On Jul 4, 2025, at 2:36 PM, Michael Richardson <m...@sandelman.ca> wrote:

> In general, it seems to me like we ought to specify some kind of target BPF
> processor option.  As you say, pcap mostly just adapts itself to the current
> kernel, and the dead version has no options.

Currently, the possible backends are:

        cBPF for live Linux kernel captures without VLAN tag support;
        cBPF for live Linux kernel captures with VLAN tag support;
        cBPF for Npcap NPF kernel captures with VLAN tag support;
        cBPF for everything else.

In the future, we might also have eBPF for some or all of those as well.

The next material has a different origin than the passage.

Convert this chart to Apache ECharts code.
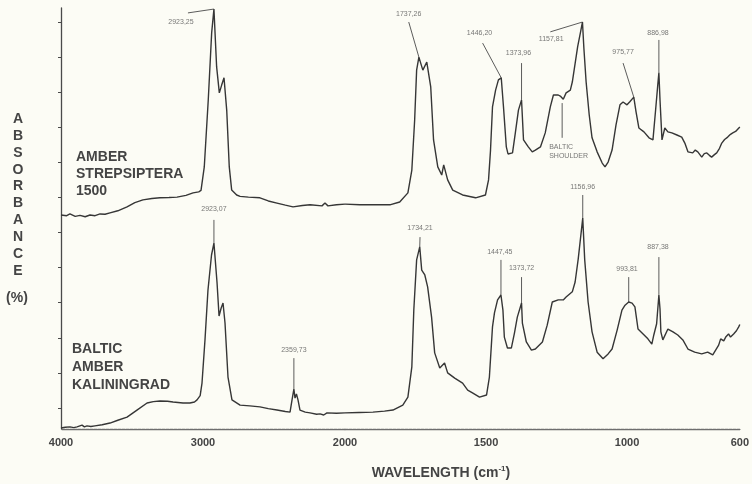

In the longer term, the compilation process should probably be split into:

        a phase that compiles a filter into a target-independent *and* 
link-layer-independent *and* snapshot-length-independent intermediate 
representation, optionally doing whatever optimization can be done with that;

        a phase that compiles that intermediate representation into 
optionally-optimized code for a particular link layer, snapshot length, and 
target.

That would be used, for example, when reading a pcapng file with a 
full-pcapng-support API; the filter for the handle for that file would be set 
to the generated intermediate representation from the first phase and, for each 
new link-layer/snapshot length pair in the file, would generate the appropriate 
code for the filter, caching the results.